**** RECORDED INFORMATION

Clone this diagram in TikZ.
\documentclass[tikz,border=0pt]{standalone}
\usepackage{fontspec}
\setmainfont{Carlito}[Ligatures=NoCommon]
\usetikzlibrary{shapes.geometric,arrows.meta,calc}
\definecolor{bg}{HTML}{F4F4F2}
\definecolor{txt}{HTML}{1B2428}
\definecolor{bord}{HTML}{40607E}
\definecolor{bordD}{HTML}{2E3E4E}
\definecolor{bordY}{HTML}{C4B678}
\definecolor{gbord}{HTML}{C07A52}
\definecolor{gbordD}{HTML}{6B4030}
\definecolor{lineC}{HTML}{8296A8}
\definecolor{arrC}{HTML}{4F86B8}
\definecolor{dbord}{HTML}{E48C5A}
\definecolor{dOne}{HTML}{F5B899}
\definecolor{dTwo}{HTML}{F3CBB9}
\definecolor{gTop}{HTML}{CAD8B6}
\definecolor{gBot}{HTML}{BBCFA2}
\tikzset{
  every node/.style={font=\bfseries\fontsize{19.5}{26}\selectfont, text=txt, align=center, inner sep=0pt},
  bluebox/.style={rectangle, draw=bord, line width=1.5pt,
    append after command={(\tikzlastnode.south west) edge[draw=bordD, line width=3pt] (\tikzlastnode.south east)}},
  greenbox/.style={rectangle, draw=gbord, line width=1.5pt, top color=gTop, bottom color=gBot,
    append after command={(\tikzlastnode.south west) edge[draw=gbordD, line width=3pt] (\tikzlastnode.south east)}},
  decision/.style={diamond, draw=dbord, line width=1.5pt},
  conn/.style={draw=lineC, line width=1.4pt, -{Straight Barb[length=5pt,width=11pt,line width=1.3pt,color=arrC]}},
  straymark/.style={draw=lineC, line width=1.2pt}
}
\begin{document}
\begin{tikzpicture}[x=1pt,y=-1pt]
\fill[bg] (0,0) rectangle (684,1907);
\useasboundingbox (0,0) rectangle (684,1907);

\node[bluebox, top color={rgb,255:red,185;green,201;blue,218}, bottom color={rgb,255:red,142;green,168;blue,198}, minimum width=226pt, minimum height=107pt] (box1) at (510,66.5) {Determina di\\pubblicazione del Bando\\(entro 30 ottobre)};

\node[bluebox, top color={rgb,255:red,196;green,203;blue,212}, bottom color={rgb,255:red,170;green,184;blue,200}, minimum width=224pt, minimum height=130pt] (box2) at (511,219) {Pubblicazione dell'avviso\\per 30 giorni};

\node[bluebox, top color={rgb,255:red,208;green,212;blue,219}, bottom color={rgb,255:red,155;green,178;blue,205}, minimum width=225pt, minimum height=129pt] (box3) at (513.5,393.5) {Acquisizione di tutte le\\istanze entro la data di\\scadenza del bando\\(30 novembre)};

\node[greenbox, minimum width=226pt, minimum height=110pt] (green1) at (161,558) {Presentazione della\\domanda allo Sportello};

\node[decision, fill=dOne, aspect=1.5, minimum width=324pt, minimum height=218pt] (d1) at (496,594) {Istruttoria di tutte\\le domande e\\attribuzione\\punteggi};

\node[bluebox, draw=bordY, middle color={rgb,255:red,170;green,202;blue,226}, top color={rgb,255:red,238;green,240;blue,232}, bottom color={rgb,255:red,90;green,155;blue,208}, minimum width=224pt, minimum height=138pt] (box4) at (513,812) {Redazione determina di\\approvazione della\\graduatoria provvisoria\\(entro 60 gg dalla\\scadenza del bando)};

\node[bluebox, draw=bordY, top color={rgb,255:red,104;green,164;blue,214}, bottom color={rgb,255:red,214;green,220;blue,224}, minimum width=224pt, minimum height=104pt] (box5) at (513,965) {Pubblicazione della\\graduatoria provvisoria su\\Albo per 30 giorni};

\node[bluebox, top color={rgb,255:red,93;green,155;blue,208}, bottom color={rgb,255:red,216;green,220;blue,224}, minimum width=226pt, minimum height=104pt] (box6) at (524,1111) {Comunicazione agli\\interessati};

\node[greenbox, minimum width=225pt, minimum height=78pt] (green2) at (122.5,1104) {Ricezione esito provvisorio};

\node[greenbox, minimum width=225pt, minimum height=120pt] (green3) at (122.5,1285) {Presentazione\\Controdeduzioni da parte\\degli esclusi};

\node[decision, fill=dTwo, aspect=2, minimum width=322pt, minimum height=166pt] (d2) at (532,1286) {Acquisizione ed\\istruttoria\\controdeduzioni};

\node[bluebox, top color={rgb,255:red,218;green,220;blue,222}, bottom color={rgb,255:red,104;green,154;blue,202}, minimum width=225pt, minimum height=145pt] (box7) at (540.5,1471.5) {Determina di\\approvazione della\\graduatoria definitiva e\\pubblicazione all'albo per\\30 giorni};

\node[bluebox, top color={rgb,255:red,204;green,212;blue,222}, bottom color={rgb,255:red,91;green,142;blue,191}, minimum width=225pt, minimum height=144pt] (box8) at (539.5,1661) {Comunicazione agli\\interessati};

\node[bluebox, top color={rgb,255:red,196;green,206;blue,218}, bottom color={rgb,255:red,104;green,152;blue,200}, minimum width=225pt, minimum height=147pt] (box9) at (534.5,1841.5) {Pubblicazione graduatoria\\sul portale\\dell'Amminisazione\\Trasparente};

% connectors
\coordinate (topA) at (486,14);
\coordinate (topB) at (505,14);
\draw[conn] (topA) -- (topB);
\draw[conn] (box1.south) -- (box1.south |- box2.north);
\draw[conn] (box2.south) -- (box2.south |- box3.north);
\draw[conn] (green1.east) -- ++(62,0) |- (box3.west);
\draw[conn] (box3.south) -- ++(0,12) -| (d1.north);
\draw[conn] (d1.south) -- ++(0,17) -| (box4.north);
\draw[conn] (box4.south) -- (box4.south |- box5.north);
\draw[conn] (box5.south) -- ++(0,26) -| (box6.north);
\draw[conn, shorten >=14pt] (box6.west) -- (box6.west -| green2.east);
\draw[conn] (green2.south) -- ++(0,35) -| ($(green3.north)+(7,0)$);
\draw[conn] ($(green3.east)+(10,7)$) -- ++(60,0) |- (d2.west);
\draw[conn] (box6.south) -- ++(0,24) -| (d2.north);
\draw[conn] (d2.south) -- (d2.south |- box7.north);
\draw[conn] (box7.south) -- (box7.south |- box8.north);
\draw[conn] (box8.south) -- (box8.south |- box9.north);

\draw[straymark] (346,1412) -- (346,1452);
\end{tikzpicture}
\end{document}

********

### EXERCISE REQUIREMENTS
Return exactly, please, the lines of the material from the first one down to and including the line where "width=226pt, minimum height=107pt]" appears.

### OUTPUT BELOW
Clone this diagram in TikZ.
\documentclass[tikz,border=0pt]{standalone}
\usepackage{fontspec}
\setmainfont{Carlito}[Ligatures=NoCommon]
\usetikzlibrary{shapes.geometric,arrows.meta,calc}
\definecolor{bg}{HTML}{F4F4F2}
\definecolor{txt}{HTML}{1B2428}
\definecolor{bord}{HTML}{40607E}
\definecolor{bordD}{HTML}{2E3E4E}
\definecolor{bordY}{HTML}{C4B678}
\definecolor{gbord}{HTML}{C07A52}
\definecolor{gbordD}{HTML}{6B4030}
\definecolor{lineC}{HTML}{8296A8}
\definecolor{arrC}{HTML}{4F86B8}
\definecolor{dbord}{HTML}{E48C5A}
\definecolor{dOne}{HTML}{F5B899}
\definecolor{dTwo}{HTML}{F3CBB9}
\definecolor{gTop}{HTML}{CAD8B6}
\definecolor{gBot}{HTML}{BBCFA2}
\tikzset{
  every node/.style={font=\bfseries\fontsize{19.5}{26}\selectfont, text=txt, align=center, inner sep=0pt},
  bluebox/.style={rectangle, draw=bord, line width=1.5pt,
    append after command={(\tikzlastnode.south west) edge[draw=bordD, line width=3pt] (\tikzlastnode.south east)}},
  greenbox/.style={rectangle, draw=gbord, line width=1.5pt, top color=gTop, bottom color=gBot,
    append after command={(\tikzlastnode.south west) edge[draw=gbordD, line width=3pt] (\tikzlastnode.south east)}},
  decision/.style={diamond, draw=dbord, line width=1.5pt},
  conn/.style={draw=lineC, line width=1.4pt, -{Straight Barb[length=5pt,width=11pt,line width=1.3pt,color=arrC]}},
  straymark/.style={draw=lineC, line width=1.2pt}
}
\begin{document}
\begin{tikzpicture}[x=1pt,y=-1pt]
\fill[bg] (0,0) rectangle (684,1907);
\useasboundingbox (0,0) rectangle (684,1907);

\node[bluebox, top color={rgb,255:red,185;green,201;blue,218}, bottom color={rgb,255:red,142;green,168;blue,198}, minimum width=226pt, minimum height=107pt] (box1) at (510,66.5) {Determina di\\pubblicazione del Bando\\(entro 30 ottobre)};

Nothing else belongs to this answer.